If your schedule is too complex and your contacts and clients too numerous to be managed informally, you need Biz*Base. Billed as a time and information management system (TIMS), Biz*Base is a combination of personal database, contact management system, schedule management system, calendar, phone dialer, and letter/report generator. It helps you keep track of your business contacts, organizes your schedule, priorities your projects, and reminds you to make important calls and keep vital appointments. It also provides a place for keeping expense account and other information, and even prints out form letters, invoices, envelopes, and labels for new customers. In short, it acts like a secretary that never forgets.

The main Biz*Base screen consists of several windows that summarize important categories of information. The Recall window lists calls to make. The Follow-up window tells you to make follow-up calls to clients who have already received letters from you. The Calendar window lists the day's appointments. The Task Scheduler window displays all the tasks you have scheduled, in order to importance. Alert windows can pop up whenever something important occurs on the current date, like an anniversary, birthday, or critical deadline.

Each of the main windows opens to show more information. The full Contact record of the line highlighted in the Recall window can be displayed by hitting Enter. Contact records contain the name, address, number, and all other relevant information about all of your contacts; you can also define up to 50 fields for things like the last order date, type of products the contact buys or sells, and so forth. Up to a billion Contact records are possible, probably an adequate number unless you have a very successful business. Most of Biz*Base's functions depend on information you keep in the Contact records, which can be searched and tagged with simple queries. You can autodial calls from any Contact Record; Biz*Base even times the calls.

The Calendar window displays a daily appointment list on the left side of the screen, a month calendar on the upper right, and appointment memos at the lower right. You can also see a six-month calendar, search for specific appointments in the future or past, and set alarms.

Automatic generation of form and follow-up letters, with labels, is particularly useful. After typing the body of the letter with the simple word processor included in the program, you can create mail-merge letters for any set of tagged records. A week later, Biz*Base prompts you to create follow-up letters for the same contacts. You can create invoices for tagged records, too, and the program will keep track of inventory based on invoice activity. Write macros to speed up most data entry and other repetitive tasks.

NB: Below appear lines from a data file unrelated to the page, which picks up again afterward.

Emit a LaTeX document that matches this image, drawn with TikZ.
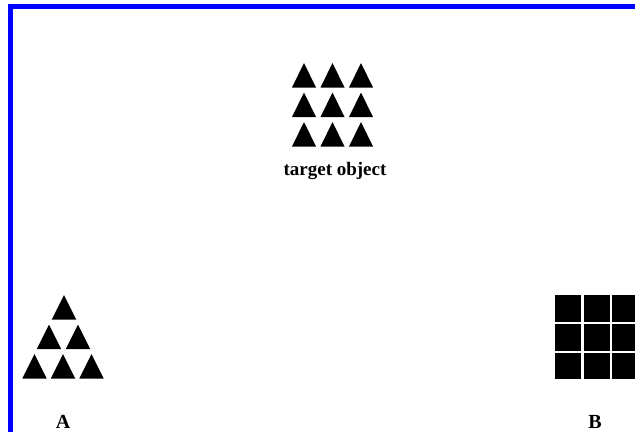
\documentclass[tikz,border=0pt]{standalone}
\usepackage{fontspec}
\setmainfont{Liberation Serif}
\tikzset{
  shapefill/.style={fill=black, draw=none},
  frame/.style={fill={rgb,255:red,0;green,0;blue,255}, draw=none},
  lbl/.style={font=\bfseries\fontsize{20}{23}\selectfont, inner sep=0pt, anchor=base},
}
\begin{document}
\begin{tikzpicture}[x=1pt,y=-1pt]
\useasboundingbox (0,0) rectangle (635,432);
\fill[white] (0,0) rectangle (635,432);
% blue frame
\fill[frame] (8,4) rectangle (635,9);
\fill[frame] (8,4) rectangle (12.5,432);
% target object triangles
\foreach \cx in {304,332.5,361}{
  \foreach \ty in {63,92.5,122}{
    \fill[shapefill] (\cx-12,\ty+24.5) -- (\cx,\ty) -- (\cx+12,\ty+24.5) -- cycle;
  }
}
\node[lbl, font=\bfseries\fontsize{19}{22}\selectfont] (target) at (335,175) {target object};
% A triangles
\foreach \cx/\ty in {64/295, 49/324.5, 78/324.5, 34.5/354, 63/354, 91.5/354}{
  \fill[shapefill] (\cx-12.2,\ty+24.5) -- (\cx,\ty) -- (\cx+12.2,\ty+24.5) -- cycle;
}
\node[lbl] (A) at (63,428) {A};
% B squares
\foreach \lx/\w in {555/26, 583.5/26, 612/23}{
  \foreach \ty in {295,324,352.5}{
    \fill[shapefill] (\lx,\ty) rectangle (\lx+\w,\ty+26.5);
  }
}
\node[lbl] (B) at (595,428.5) {B};
\end{tikzpicture}
\end{document}
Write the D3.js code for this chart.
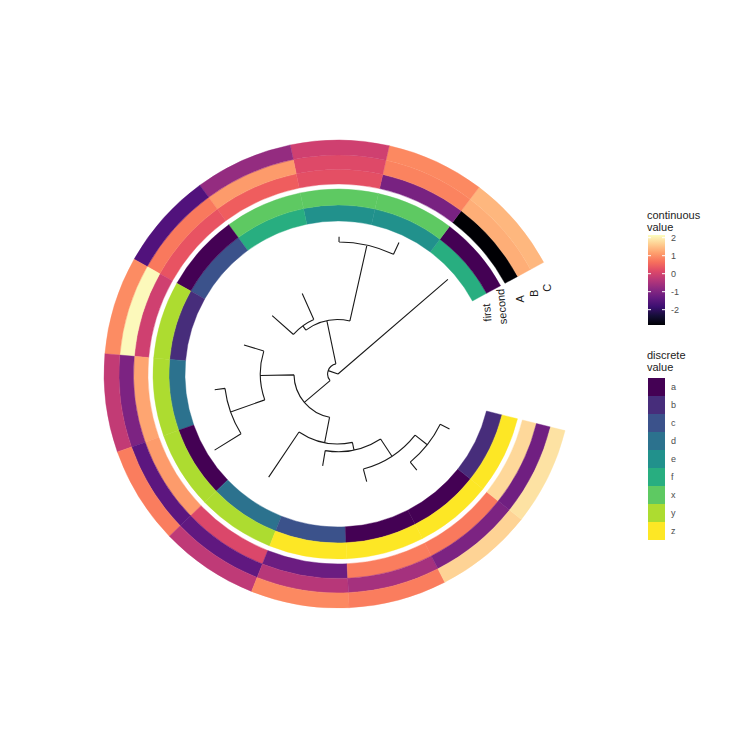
<!DOCTYPE html>
<html>
<head>
<meta charset="utf-8">
<script src="https://cdn.jsdelivr.net/npm/d3@7"></script>
<style>
body { margin: 0; background: #fff; }
text { font-family: "Liberation Sans", Arial, sans-serif; }
</style>
</head>
<body>
<div id="chart"></div>
<script>
// tree (sample.nwk), written in the order the tips are drawn
var newick = "(M:56,(((I:5,J:2):30,(K:11,L:11):2):17,((H:8,(F:4,G:12):14):13,(E:21,(D:6,(C:5,(A:4,B:4):6):8):3):10):13):4);";
var tips   = ["M","I","J","K","L","H","F","G","E","D","C","A","B"];

// heatmap columns, one value per tip (same order as tips)
var first  = ["f","e","e","f","c","b","d","a","d","c","a","a","b"];
var second = ["a","x","x","x","a","y","y","y","y","z","z","z","z"];
var colA   = [-2.85,-1.1,0.25,0.45,0.3,-0.05,1.2,1.1,0.1,-1.25,0.8,0.75,1.75];
var colB   = [1.3,0.85,0.15,1.1,0.75,2.1,-1.05,-1.45,-1.4,-0.35,-0.55,-1.05,-1.2];
var colC   = [1.4,0.9,-0.05,-0.75,-1.6,0.95,-0.2,0.8,-0.25,0.9,0.8,1.7,1.85];

var discreteLevels = ["a","b","c","d","e","f","x","y","z"];
var contTicks = [2,1,0,-1,-2];
var contRange = [-2.85, 2.15];

// layout
var width = 751, height = 751;
var cx = 338, cy = 374;
var svg = d3.select("#chart").append("svg")
            .attr("width", width)
            .attr("height", height);
var g = svg.append("g").attr("transform", "translate(" + cx + "," + cy + ")");

// simple newick reader
function parseNewick(s) {
  var i = 0;
  function node() {
    var n = {};
    if (s[i] === "(") {
      i++;
      n.children = [node()];
      while (s[i] === ",") { i++; n.children.push(node()); }
      i++;
    }
    var name = /^[^:,();]*/.exec(s.slice(i))[0];
    n.name = name; i += name.length;
    n.length = 0;
    if (s[i] === ":") {
      i++;
      var l = /^[0-9.eE+-]+/.exec(s.slice(i))[0];
      n.length = +l; i += l.length;
    }
    return n;
  }
  return node();
}

var root = d3.hierarchy(parseNewick(newick));
root.eachBefore(function(d){
  d.dist = d.parent ? d.parent.dist + d.data.length : 0;
});
root.eachAfter(function(d){
  if (d.children) d.pos = d3.mean(d.children, function(c){ return c.pos; });
  else d.pos = tips.indexOf(d.data.name);
});

var deg = Math.PI / 180;
var angle = d3.scaleLinear()
              .domain([-0.5, tips.length - 0.5])
              .range([61.5 * deg, -256 * deg]);
var radius = d3.scaleLinear()
               .domain([0, d3.max(root.leaves(), function(d){ return d.dist; })])
               .range([0, 145]);

function px(r, a) { return r * Math.sin(a); }
function py(r, a) { return -r * Math.cos(a); }

// tree branches: radial part + arc at each internal node
var treePath = d3.path();
root.descendants().forEach(function(d){
  var a = angle(d.pos);
  if (d.parent) {
    var r0 = radius(d.parent.dist), r1 = radius(d.dist);
    treePath.moveTo(px(r0, a), py(r0, a));
    treePath.lineTo(px(r1, a), py(r1, a));
  }
  if (d.children && d.dist > 0) {
    var r = radius(d.dist);
    var a0 = angle(d.children[0].pos), a1 = angle(d.children[d.children.length - 1].pos);
    treePath.moveTo(px(r, a0), py(r, a0));
    treePath.arc(0, 0, r, a0 - Math.PI / 2, a1 - Math.PI / 2, a1 < a0);
  }
});
g.append("path")
 .attr("d", treePath.toString())
 .attr("fill", "none")
 .attr("stroke", "#1a1a1a")
 .attr("stroke-width", 1.1);

// colour scales
var discColor = d3.scaleOrdinal()
                  .domain(discreteLevels)
                  .range(discreteLevels.map(function(d, i){ return d3.interpolateViridis(i / (discreteLevels.length - 1)); }));
var contColor = d3.scaleSequential(d3.interpolateMagma).domain(contRange);

// heatmap rings
var rings = [
  {name: "first",  vals: first,  inner: 153, outer: 169, color: discColor, rot: -95},
  {name: "second", vals: second, inner: 169, outer: 185, color: discColor, rot: -95},
  {name: "A",      vals: colA,   inner: 190, outer: 204.5, color: contColor, rot: -90},
  {name: "B",      vals: colB,   inner: 204.5, outer: 219, color: contColor, rot: -90},
  {name: "C",      vals: colC,   inner: 219, outer: 234, color: contColor, rot: -90}
];

var arc = d3.arc();
rings.forEach(function(ring){
  g.append("g").selectAll("path")
   .data(ring.vals)
   .enter()
   .append("path")
   .attr("d", function(d, i){
     return arc({innerRadius: ring.inner, outerRadius: ring.outer,
                 startAngle: angle(i - 0.5), endAngle: angle(i + 0.5)});
   })
   .attr("fill", function(d){ return ring.color(d); })
   .attr("stroke", function(d){ return ring.color(d); })
   .attr("stroke-width", 0.4);

  var a = angle(-0.75), r = (ring.inner + ring.outer) / 2;
  g.append("text")
   .text(ring.name)
   .attr("transform", "translate(" + px(r, a) + "," + py(r, a) + ") rotate(" + ring.rot + ")")
   .attr("text-anchor", "middle")
   .attr("dy", "0.35em")
   .attr("font-size", 11)
   .attr("fill", "#1a1a1a");
});

// continuous legend
var leg1 = svg.append("g").attr("transform", "translate(647,0)");
leg1.append("text").text("continuous").attr("x", 0).attr("y", 219).attr("font-size", 11).attr("fill", "#222");
leg1.append("text").text("value").attr("x", 0).attr("y", 231).attr("font-size", 11).attr("fill", "#222");
var barTop = 235, barBottom = 325;
var barScale = d3.scaleLinear().domain(contRange).range([barBottom, barTop]);
var grad = svg.append("defs").append("linearGradient")
              .attr("id", "magma").attr("x1", 0).attr("y1", 1).attr("x2", 0).attr("y2", 0);
d3.range(0, 1.0001, 0.1).forEach(function(t){
  grad.append("stop").attr("offset", t).attr("stop-color", d3.interpolateMagma(t));
});
leg1.append("rect")
    .attr("x", 1).attr("y", barTop)
    .attr("width", 17).attr("height", barBottom - barTop)
    .attr("fill", "url(#magma)");
leg1.selectAll("line.tick")
    .data(contTicks).enter()
    .append("line")
    .attr("x1", 1).attr("x2", 4)
    .attr("y1", function(d){ return barScale(d); })
    .attr("y2", function(d){ return barScale(d); })
    .attr("stroke", "#fff");
leg1.selectAll("line.tick2")
    .data(contTicks).enter()
    .append("line")
    .attr("x1", 15).attr("x2", 18)
    .attr("y1", function(d){ return barScale(d); })
    .attr("y2", function(d){ return barScale(d); })
    .attr("stroke", "#fff");
leg1.selectAll("text.lab")
    .data(contTicks).enter()
    .append("text")
    .text(function(d){ return d; })
    .attr("x", 24)
    .attr("y", function(d){ return barScale(d); })
    .attr("dy", "0.35em")
    .attr("font-size", 9)
    .attr("fill", "#4d4d4d");

// discrete legend
var leg2 = svg.append("g").attr("transform", "translate(647,0)");
leg2.append("text").text("discrete").attr("x", 0).attr("y", 359).attr("font-size", 11).attr("fill", "#222");
leg2.append("text").text("value").attr("x", 0).attr("y", 371).attr("font-size", 11).attr("fill", "#222");
var keyY = d3.scaleBand().domain(discreteLevels).range([378, 540]);
leg2.selectAll("rect")
    .data(discreteLevels).enter()
    .append("rect")
    .attr("x", 1)
    .attr("y", function(d){ return keyY(d); })
    .attr("width", 17)
    .attr("height", keyY.bandwidth())
    .attr("fill", function(d){ return discColor(d); });
leg2.selectAll("text.lab")
    .data(discreteLevels).enter()
    .append("text")
    .text(function(d){ return d; })
    .attr("x", 24)
    .attr("y", function(d){ return keyY(d) + keyY.bandwidth() / 2; })
    .attr("dy", "0.35em")
    .attr("font-size", 9)
    .attr("fill", "#4d4d4d");
</script>
</body>
</html>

Well-suited to laptops, Biz*Base allows businesspersons to enter new contacts and appointments while on the road. A slimmed-down version of the program, Biz*Base Silver ($39.95), runs on machines with no hard disk and one floppy drive, a configuration common to many laptops. Owners of larger businesses should look at the four-user network version, which costs $995.00. Biz*Base files are dBase III-compatible, a big advantage if you already maintain client files in a dBase-compatible database. The documentation is well written, and the reference manual has an above-average index, but using the program requires little reference to the manual. A list of menu choices and function key commands is always available onscreen.

This package offers enough features to satisfy the requirements of nearly any small business, but it doesn't have everything. One of the few things Biz*Base lacks is automatic generation of Gantt, CPM, or PERT charts; for managing complex projects, these charts are easier to understand than lists of tasks. Although the keyboard commands are easy to learn, I missed mouse support; it would be helpful to just click on the Calendar window, for example, and have it open to display the full calendar.

There's only one real drawback to Biz*Base and it actually has nothing to do with the program itself, but with possible shortcomings in your own working habits. I found, for example, that I had to be much more conscientious about recording important daily events than I was before. If you forget to time that call or enter the results of that last-minute meeting, Biz*Base won't be as helpful as it could be. And you ought to have Biz*Base running all the time, so it's ready whenever a call comes in. The program has a DOS shell, so you can exit quickly to other programs and then hop back into Biz*Base with a keystroke.

If Biz*Base sounds like what you need but you find the price tag too hefty, try Personal Biz*Base instead. At $69.95, it's limited to 200 records, still more than enough to keep most of us organized. So, if you need a secretary but can't afford one, the Biz*Base family probably offers at least one economical substitute made to order.